EXERCISE REQUIREMENTS:
Every line below that holds the string "chart" should be copied out.

MATERIAL:

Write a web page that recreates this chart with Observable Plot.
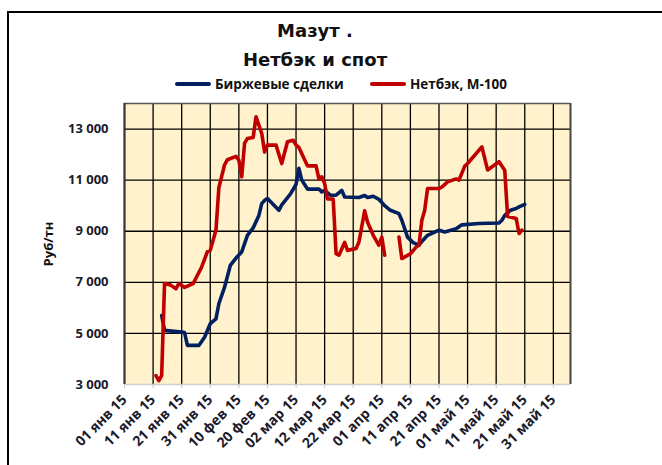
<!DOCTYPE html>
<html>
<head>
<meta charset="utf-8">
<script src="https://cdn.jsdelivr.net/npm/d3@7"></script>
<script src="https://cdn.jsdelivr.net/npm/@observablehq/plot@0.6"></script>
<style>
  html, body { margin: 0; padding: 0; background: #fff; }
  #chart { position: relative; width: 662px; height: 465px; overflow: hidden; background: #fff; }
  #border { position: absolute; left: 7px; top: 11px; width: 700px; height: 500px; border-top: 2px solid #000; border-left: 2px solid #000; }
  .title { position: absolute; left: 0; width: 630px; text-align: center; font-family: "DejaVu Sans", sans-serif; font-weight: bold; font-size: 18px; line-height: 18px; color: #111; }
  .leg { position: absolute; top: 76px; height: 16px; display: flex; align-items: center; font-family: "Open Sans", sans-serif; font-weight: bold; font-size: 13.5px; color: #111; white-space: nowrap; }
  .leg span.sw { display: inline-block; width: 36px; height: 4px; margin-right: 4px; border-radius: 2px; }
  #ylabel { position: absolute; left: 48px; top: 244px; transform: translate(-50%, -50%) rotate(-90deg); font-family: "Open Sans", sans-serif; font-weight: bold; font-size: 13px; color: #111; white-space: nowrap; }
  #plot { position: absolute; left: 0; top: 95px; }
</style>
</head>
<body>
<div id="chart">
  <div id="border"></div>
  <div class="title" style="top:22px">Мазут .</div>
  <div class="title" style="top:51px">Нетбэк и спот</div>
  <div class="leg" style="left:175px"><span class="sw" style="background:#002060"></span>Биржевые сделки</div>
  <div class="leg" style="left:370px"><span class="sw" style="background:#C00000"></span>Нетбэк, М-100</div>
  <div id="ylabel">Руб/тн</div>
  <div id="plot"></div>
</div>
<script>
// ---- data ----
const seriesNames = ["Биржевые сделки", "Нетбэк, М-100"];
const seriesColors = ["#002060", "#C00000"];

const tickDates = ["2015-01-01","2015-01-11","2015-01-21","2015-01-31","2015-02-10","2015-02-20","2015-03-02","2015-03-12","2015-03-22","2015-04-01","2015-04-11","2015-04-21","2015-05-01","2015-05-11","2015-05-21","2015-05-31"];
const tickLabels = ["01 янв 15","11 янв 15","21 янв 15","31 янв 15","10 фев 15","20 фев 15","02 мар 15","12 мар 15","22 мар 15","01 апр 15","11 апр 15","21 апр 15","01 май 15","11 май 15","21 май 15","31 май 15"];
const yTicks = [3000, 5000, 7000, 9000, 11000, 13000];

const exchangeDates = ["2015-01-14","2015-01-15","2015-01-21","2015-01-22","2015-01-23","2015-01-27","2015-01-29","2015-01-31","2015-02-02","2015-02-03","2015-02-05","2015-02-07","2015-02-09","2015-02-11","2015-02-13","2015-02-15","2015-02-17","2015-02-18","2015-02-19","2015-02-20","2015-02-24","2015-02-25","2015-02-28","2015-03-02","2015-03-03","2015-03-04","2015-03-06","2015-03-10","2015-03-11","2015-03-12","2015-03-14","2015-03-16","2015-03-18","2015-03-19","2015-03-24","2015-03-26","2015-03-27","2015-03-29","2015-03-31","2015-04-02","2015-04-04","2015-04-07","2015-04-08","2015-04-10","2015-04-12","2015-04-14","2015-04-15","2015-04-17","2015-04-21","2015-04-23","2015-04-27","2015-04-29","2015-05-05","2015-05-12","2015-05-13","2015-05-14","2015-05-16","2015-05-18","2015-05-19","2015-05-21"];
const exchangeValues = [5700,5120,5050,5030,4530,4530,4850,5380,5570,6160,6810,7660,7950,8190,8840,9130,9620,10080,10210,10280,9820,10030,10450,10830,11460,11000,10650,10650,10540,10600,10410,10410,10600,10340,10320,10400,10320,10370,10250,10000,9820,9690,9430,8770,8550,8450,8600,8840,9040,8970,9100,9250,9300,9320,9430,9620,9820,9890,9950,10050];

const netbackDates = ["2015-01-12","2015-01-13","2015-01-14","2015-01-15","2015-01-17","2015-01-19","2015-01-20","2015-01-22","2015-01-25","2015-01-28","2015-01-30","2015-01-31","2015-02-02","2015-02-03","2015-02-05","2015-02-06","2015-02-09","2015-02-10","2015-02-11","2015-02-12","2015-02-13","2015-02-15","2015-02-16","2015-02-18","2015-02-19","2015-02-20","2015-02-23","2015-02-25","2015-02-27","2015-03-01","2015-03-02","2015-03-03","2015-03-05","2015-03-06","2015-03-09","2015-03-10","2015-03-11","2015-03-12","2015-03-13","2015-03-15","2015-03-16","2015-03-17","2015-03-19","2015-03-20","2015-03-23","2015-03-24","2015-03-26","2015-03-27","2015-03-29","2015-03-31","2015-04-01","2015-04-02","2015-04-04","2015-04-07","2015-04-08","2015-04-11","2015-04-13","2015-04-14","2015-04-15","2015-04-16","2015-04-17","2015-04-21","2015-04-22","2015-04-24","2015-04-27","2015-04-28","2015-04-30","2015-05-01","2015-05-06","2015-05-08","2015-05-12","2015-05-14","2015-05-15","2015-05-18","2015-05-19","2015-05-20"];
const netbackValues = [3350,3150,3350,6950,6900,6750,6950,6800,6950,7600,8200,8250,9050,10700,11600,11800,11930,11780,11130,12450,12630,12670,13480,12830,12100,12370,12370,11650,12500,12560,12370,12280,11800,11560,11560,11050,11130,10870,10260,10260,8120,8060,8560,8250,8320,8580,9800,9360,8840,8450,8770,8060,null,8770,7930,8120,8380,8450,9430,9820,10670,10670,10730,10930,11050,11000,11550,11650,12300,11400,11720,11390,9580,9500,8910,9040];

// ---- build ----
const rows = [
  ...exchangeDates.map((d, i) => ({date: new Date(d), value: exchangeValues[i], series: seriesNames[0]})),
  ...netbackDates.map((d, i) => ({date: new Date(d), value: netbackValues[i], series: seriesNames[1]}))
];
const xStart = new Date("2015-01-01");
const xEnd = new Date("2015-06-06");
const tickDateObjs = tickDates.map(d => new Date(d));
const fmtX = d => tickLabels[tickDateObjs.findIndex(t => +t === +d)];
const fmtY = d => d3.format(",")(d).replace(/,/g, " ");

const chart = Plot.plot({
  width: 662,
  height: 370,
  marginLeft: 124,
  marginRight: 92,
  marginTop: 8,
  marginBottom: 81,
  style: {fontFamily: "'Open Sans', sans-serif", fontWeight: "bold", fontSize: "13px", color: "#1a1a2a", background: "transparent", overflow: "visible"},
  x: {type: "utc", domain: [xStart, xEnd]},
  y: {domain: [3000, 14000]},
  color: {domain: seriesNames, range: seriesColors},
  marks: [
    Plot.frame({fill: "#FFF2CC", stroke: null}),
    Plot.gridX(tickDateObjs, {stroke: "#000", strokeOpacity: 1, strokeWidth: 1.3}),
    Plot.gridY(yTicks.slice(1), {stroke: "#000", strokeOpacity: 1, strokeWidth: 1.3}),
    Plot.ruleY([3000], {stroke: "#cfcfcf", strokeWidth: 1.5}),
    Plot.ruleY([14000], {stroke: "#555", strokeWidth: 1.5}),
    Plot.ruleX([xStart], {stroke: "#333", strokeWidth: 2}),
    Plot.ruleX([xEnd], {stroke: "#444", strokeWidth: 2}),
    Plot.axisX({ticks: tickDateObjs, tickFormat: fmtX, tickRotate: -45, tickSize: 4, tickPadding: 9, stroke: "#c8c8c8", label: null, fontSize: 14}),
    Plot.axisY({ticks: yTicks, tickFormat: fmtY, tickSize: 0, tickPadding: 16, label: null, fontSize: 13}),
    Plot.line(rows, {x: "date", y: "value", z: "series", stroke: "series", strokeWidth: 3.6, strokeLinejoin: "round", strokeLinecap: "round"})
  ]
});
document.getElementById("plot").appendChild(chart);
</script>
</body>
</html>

WRITTEN SOLUTION:
Write a web page that recreates this chart with Observable Plot.
  #chart { position: relative; width: 662px; height: 465px; overflow: hidden; background: #fff; }
<div id="chart">
const chart = Plot.plot({
document.getElementById("plot").appendChild(chart);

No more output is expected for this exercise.